La Croix-Rouge japonaise a trois centres en Europe : Londres, Paris et Petrograd, où les médecins japonais et leurs infirmières opèrent des guérisons merveilleuses.
Et savez-vous combien le Japon a versé d’or à la Banque d’Angleterre ? Deux milliards, ni plus ni moins.
Les relations commerciales qui manquaient autrefois d’honnêteté, il faut bien le dire, sont aujourd’hui basées sur les principes et les notions d’honneur. Le Japon produit surtout du thé, de la soie, du cuivre, du charbon, du camphre. Mais il faut y ajouter la main-d’œuvre qui est merveilleuse et qui est très peu chère. L’orateur en cite des exemples qui font pousser des oh ! de surprise à son auditoire. Et c’est là le secret de l’immense essor du commerce japonais. Ici, le conférencier cite encore des chiffres qui prouvent la véracité de ce qu’il avance.
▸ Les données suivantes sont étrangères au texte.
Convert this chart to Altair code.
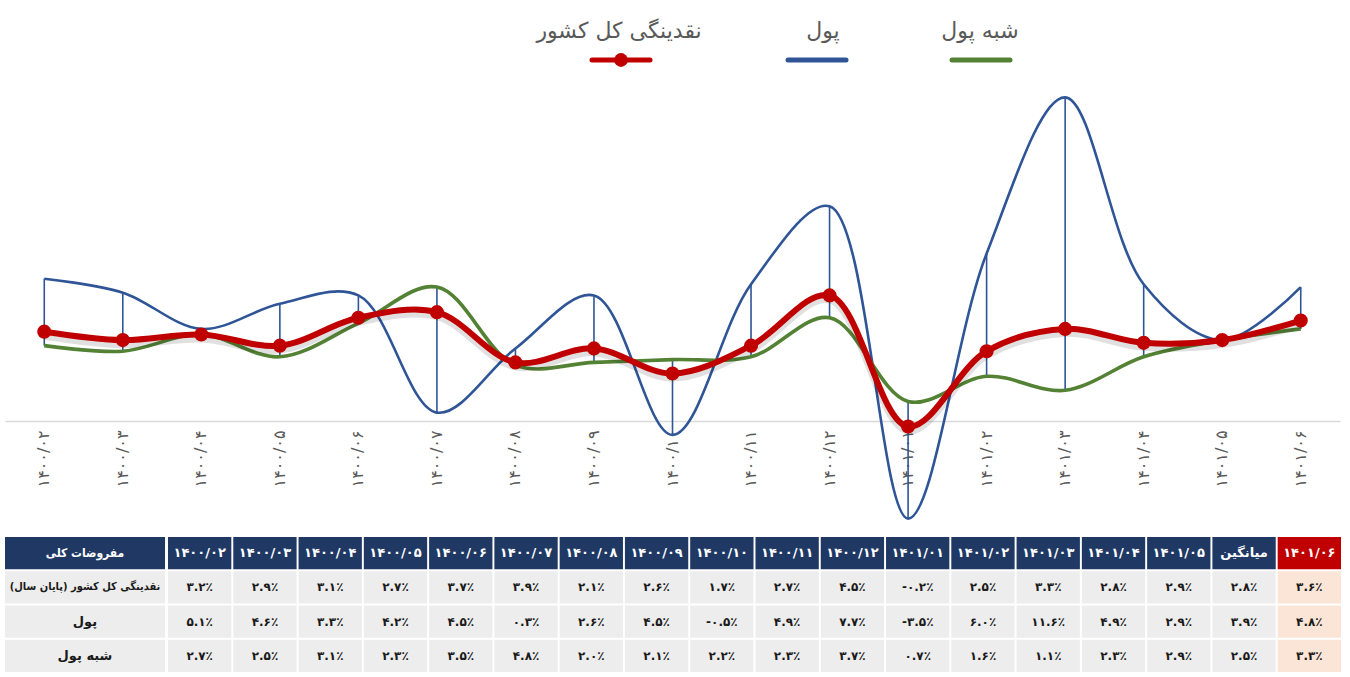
import altair as alt
import pandas as pd

FA = str.maketrans("0123456789", "۰۱۲۳۴۵۶۷۸۹")
def fa(s):
    return str(s).translate(FA)

months = ["1400/02", "1400/03", "1400/04", "1400/05", "1400/06", "1400/07", "1400/08",
          "1400/09", "1400/10", "1400/11", "1400/12", "1401/01", "1401/02", "1401/03",
          "1401/04", "1401/05", "1401/06"]
months_fa = [fa(m) for m in months]

liquidity = [3.2, 2.9, 3.1, 2.7, 3.7, 3.9, 2.1, 2.6, 1.7, 2.7, 4.5, -0.2, 2.5, 3.3, 2.8, 2.9, 3.6]
money     = [5.1, 4.6, 3.3, 4.2, 4.5, 0.3, 2.6, 4.5, -0.5, 4.9, 7.7, -3.5, 6.0, 11.6, 4.9, 2.9, 4.8]
quasi     = [2.7, 2.5, 3.1, 2.3, 3.5, 4.8, 2.0, 2.1, 2.2, 2.3, 3.7, 0.7, 1.6, 1.1, 2.3, 2.9, 3.3]
averages  = [2.8, 3.9, 2.5]

s_liq = "نقدینگی کل کشور"
s_money = "پول"
s_quasi = "شبه پول"
row_labels = ["نقدینگی کل کشور (پایان سال)", "پول", "شبه پول"]
header_label = "مفروضات کلی"
avg_label = "میانگین"

RED = "#c00000"
BLUE = "#2f5597"
GREEN = "#548235"
NAVY = "#1f3864"
FONT = "DejaVu Sans"
FONT_C = "DejaVu Sans Condensed"

W = 1335

# ---------------- legend ----------------
leg_items = [(s_liq, RED, 614, 616), (s_money, BLUE, 818, 812), (s_quasi, GREEN, 975, 976)]
leg_layers = []
for name, col, tx_, lx in leg_items:
    d = alt.Chart(pd.DataFrame({"name": [name]}))
    leg_layers.append(d.mark_text(fontSize=22, font=FONT, color="#595959", baseline="middle").encode(
        x=alt.value(tx_), y=alt.value(31), text="name:N"))
    leg_layers.append(d.mark_rule(strokeWidth=5, strokeCap="round", color=col).encode(
        x=alt.value(lx - 29), x2=alt.value(lx + 29), y=alt.value(60)))
    if name == s_liq:
        leg_layers.append(d.mark_circle(size=190, color=RED, opacity=1).encode(
            x=alt.value(lx), y=alt.value(60)))
legend = alt.layer(*leg_layers).properties(width=W, height=72)

# ---------------- line chart ----------------
df = pd.DataFrame({"month": months_fa, "liq": liquidity, "money": money, "quasi": quasi})
df["hi"] = df[["liq", "money", "quasi"]].max(axis=1)
df["lo"] = df[["liq", "money", "quasi"]].min(axis=1)

xenc = alt.X("month:N", sort=months_fa, scale=alt.Scale(paddingInner=0, paddingOuter=0),
             axis=alt.Axis(title=None, labelAngle=270, offset=-116, ticks=False,
                           domainColor="#d9d9d9", domainWidth=1.5, labelColor="#595959",
                           labelFontSize=16, labelFont=FONT, labelPadding=9, grid=False))
yscale = alt.Scale(domain=[-4.16, 12.51], nice=False, zero=False)
base = alt.Chart(df)
hilo = base.mark_rule(color=BLUE, strokeWidth=1.6).encode(
    x=xenc, y=alt.Y("hi:Q", scale=yscale, axis=None), y2="lo:Q")
l_money = base.mark_line(color=BLUE, strokeWidth=2.6, interpolate="catmull-rom").encode(
    x=xenc, y=alt.Y("money:Q", scale=yscale, axis=None))
l_quasi = base.mark_line(color=GREEN, strokeWidth=3.6, interpolate="catmull-rom").encode(
    x=xenc, y=alt.Y("quasi:Q", scale=yscale, axis=None))
l_liq_sh = base.mark_line(color="#000000", opacity=0.12, strokeWidth=8, interpolate="catmull-rom",
                          yOffset=4).encode(x=xenc, y=alt.Y("liq:Q", scale=yscale, axis=None))
l_liq = base.mark_line(color=RED, strokeWidth=6, interpolate="catmull-rom").encode(
    x=xenc, y=alt.Y("liq:Q", scale=yscale, axis=None))
p_liq = base.mark_circle(color=RED, size=200, opacity=1).encode(
    x=xenc, y=alt.Y("liq:Q", scale=yscale, axis=None))
lines = alt.layer(hilo, l_money, l_quasi, l_liq_sh, l_liq, p_liq).properties(width=W, height=465)

# ---------------- table ----------------
def pct(v):
    return fa(f"{v:.1f}") + "٪"

cols = months_fa[:-1] + [avg_label, months_fa[-1]]
rows = ["h", "r1", "r2", "r3"]
series = [liquidity, money, quasi]
recs = []
for ci, c in enumerate(cols):
    last = ci == len(cols) - 1
    recs.append({"col": c, "row": "h", "text": c, "kind": "hr" if last else "h"})
    for ri, s in enumerate(series):
        if c == avg_label:
            v = averages[ri]
        elif last:
            v = s[-1]
        else:
            v = s[ci]
        recs.append({"col": c, "row": rows[ri + 1], "text": pct(v), "kind": "bh" if last else "b"})
tdf = pd.DataFrame(recs)

ty = alt.Y("row:N", sort=rows, scale=alt.Scale(paddingInner=0.06, paddingOuter=0), axis=None)
tx = alt.X("col:N", sort=cols, scale=alt.Scale(paddingInner=0.03, paddingOuter=0), axis=None)
fill_scale = alt.Scale(domain=["h", "hr", "b", "bh"], range=[NAVY, RED, "#ededed", "#fbe5d6"])
tb = alt.Chart(tdf)
cells = tb.mark_rect().encode(x=tx, y=ty, fill=alt.Fill("kind:N", scale=fill_scale, legend=None))
htext = tb.transform_filter("datum.row == 'h'").mark_text(
    color="white", fontSize=13, fontWeight="bold", font=FONT).encode(x=tx, y=ty, text="text:N")
btext = tb.transform_filter("datum.row != 'h'").mark_text(
    color="#1a1a1a", fontSize=12, fontWeight="bold", font=FONT).encode(x=tx, y=ty, text="text:N")
grid = alt.layer(cells, htext, btext).properties(width=1173, height=135)

ldf = pd.DataFrame({"row": rows, "text": [header_label] + row_labels, "kind": ["h", "b", "b", "b"]})
lb = alt.Chart(ldf)
lcells = lb.mark_rect().encode(y=ty, fill=alt.Fill("kind:N", scale=fill_scale, legend=None))
lh = lb.transform_filter("datum.row == 'h'").mark_text(
    color="white", fontSize=12, fontWeight="bold", font=FONT_C).encode(y=ty, text="text:N")
lb1 = lb.transform_filter("datum.row == 'r1'").mark_text(
    color="#1a1a1a", fontSize=11, fontWeight="bold", font=FONT_C).encode(y=ty, text="text:N")
lb2 = lb.transform_filter("datum.row == 'r2' || datum.row == 'r3'").mark_text(
    color="#1a1a1a", fontSize=13, fontWeight="bold", font=FONT).encode(y=ty, text="text:N")
lab = alt.layer(lcells, lh, lb1, lb2).properties(width=160, height=135)

table = alt.hconcat(lab, grid, spacing=2)

chart = alt.vconcat(legend, lines, table, spacing=0).properties(
    padding={"left": 5, "top": 0, "right": 5, "bottom": 0}, background="white"
).configure_view(stroke=None)

chart.save("out.html", embed_options={"renderer": "svg", "actions": False})
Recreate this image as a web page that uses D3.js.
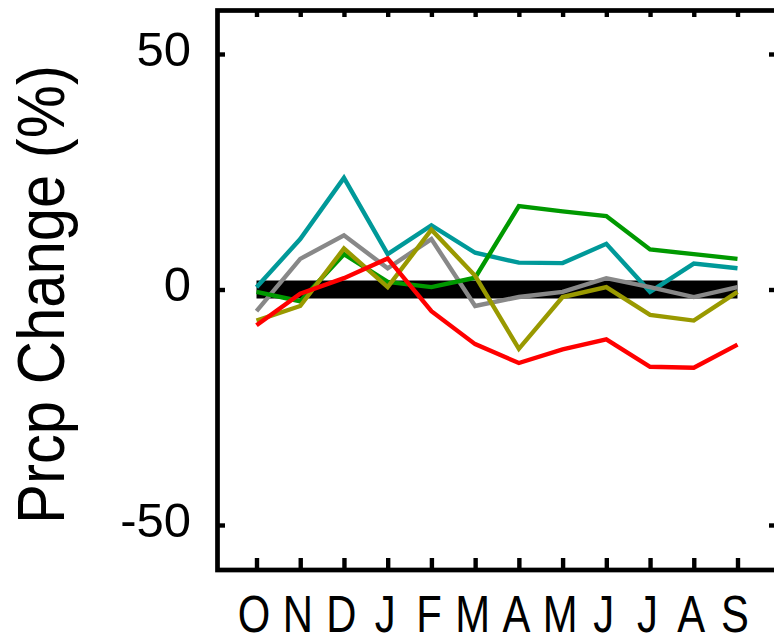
<!DOCTYPE html>
<html>
<head>
<meta charset="utf-8">
<script src="https://cdn.jsdelivr.net/npm/d3@7"></script>
<style>
  html, body { margin: 0; padding: 0; background: #fff; }
  svg { display: block; }
  text { font-family: "Liberation Sans", Arial, sans-serif; fill: #000; }
</style>
</head>
<body>
<div id="chart"></div>
<script>
// Months (Oct -> Sep)
const months = ['O', 'N', 'D', 'J', 'F', 'M', 'A', 'M', 'J', 'J', 'A', 'S'];
const yTicks = [-50, 0, 50];

// Precip change (%) per member
const baseline = [0, 0, 0, 0, 0, 0, 0, 0, 0, 0, 0, 0];
const cyanSeries = [0.5, 10.7, 23.7, 7.5, 13.6, 7.8, 5.7, 5.6, 9.7, -0.5, 5.5, 4.5];
const graySeries = [-4.6, 6.5, 11.5, 4.5, 10.7, -3.5, -1.6, -0.5, 2.4, 0.5, -1.6, 0.5];
const greenSeries = [-0.5, -2.5, 7.5, 1.6, 0.5, 2.5, 17.7, 16.6, 15.6, 8.5, 7.5, 6.5];
const oliveSeries = [-6.6, -3.5, 8.7, 0.5, 12.7, 2.9, -12.6, -1.6, 0.5, -5.4, -6.6, -0.5];
const redSeries = [-7.6, -0.9, 2.4, 6.6, -4.6, -11.6, -15.6, -12.7, -10.6, -16.4, -16.6, -11.7];

const series = [
  { values: cyanSeries, color: '#009999' },
  { values: graySeries, color: '#888888' },
  { values: greenSeries, color: '#009900' },
  { values: oliveSeries, color: '#999900' },
  { values: redSeries, color: '#ff0000' }
];

const width = 774;
const height = 636;
const frame = { left: 217.5, right: 778, top: 10.5, bottom: 570 };

const svg = d3.select('#chart')
  .append('svg')
  .attr('width', width)
  .attr('height', height);

const x = d3.scaleLinear()
  .domain([0, months.length - 1])
  .range([256.5, 737.5]);

const y = d3.scaleLinear()
  .domain([-50, 50])
  .range([525, 54]);

const line = d3.line()
  .x((d, i) => x(i))
  .y(d => y(d));

// Thick black zero band
svg.append('path')
  .datum(baseline)
  .attr('fill', 'none')
  .attr('stroke', '#000')
  .attr('stroke-width', 18)
  .attr('d', line);

// Member lines
svg.selectAll('.member')
  .data(series)
  .enter()
  .append('path')
  .attr('class', 'member')
  .attr('fill', 'none')
  .attr('stroke', d => d.color)
  .attr('stroke-width', 4.4)
  .attr('stroke-linejoin', 'miter')
  .attr('d', d => line(d.values));

// Frame
svg.append('rect')
  .attr('x', frame.left)
  .attr('y', frame.top)
  .attr('width', frame.right - frame.left)
  .attr('height', frame.bottom - frame.top)
  .attr('fill', 'none')
  .attr('stroke', '#000')
  .attr('stroke-width', 4.7);

// Bottom axis with month letters
const xAxis = svg.append('g')
  .attr('transform', `translate(0,${frame.bottom})`)
  .call(d3.axisBottom(x)
    .tickValues(d3.range(months.length))
    .tickSize(-12)
    .tickPadding(26)
    .tickFormat(i => months[i]));

xAxis.select('.domain').remove();
xAxis.selectAll('line').attr('stroke', '#000').attr('stroke-width', 4.4);
xAxis.selectAll('text')
  .style('font-size', '51px')
  .attr('transform', 'translate(-3,0) scale(0.82,1)');

// Top ticks
const topAxis = svg.append('g')
  .attr('transform', `translate(0,${frame.top})`)
  .call(d3.axisTop(x)
    .tickValues(d3.range(months.length))
    .tickSize(-6.5)
    .tickFormat(''));
topAxis.select('.domain').remove();
topAxis.selectAll('line').attr('stroke', '#000').attr('stroke-width', 4.4);

// Left axis (plain hyphen for the minus, as in the original)
const yAxis = svg.append('g')
  .attr('transform', `translate(${frame.left},0)`)
  .call(d3.axisLeft(y)
    .tickValues(yTicks)
    .tickSize(-7.5)
    .tickPadding(26.5)
    .tickFormat(d => String(d)));

yAxis.select('.domain').remove();
yAxis.selectAll('line').attr('stroke', '#000').attr('stroke-width', 4.4);
yAxis.selectAll('text')
  .style('font-size', '49px')
  .attr('y', -4.5);

// Right ticks
const rightAxis = svg.append('g')
  .attr('transform', `translate(${frame.right},0)`)
  .call(d3.axisRight(y)
    .tickValues(yTicks)
    .tickSize(-9)
    .tickFormat(''));
rightAxis.select('.domain').remove();
rightAxis.selectAll('line').attr('stroke', '#000').attr('stroke-width', 4.4);

// Y axis title
svg.append('text')
  .attr('transform', 'translate(64,294.5) rotate(-90) scale(0.893,1)')
  .attr('text-anchor', 'middle')
  .style('font-size', '67px')
  .text('Prcp Change (%)');
</script>
</body>
</html>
Si nous voulons une France forte et puissante, dit en terminant M. Chevalier, abandonnons la routine et imitons le Japon. (Applaudissements prolongés).
M. Frank, secrétaire de la société de géographie, remercie le conférencier.
Nous avons remarqué sur l’estrade M. le colonel-gouverneur Daru, M. Certeux, sous-préfet, M. Haffreingue, plusieurs officiers supérieurs de la marine et les membres du corps enseignant du collège Mariette. Parmi les auditeurs se trouvaient M. le président Desfontaines et M. le colonel Villette.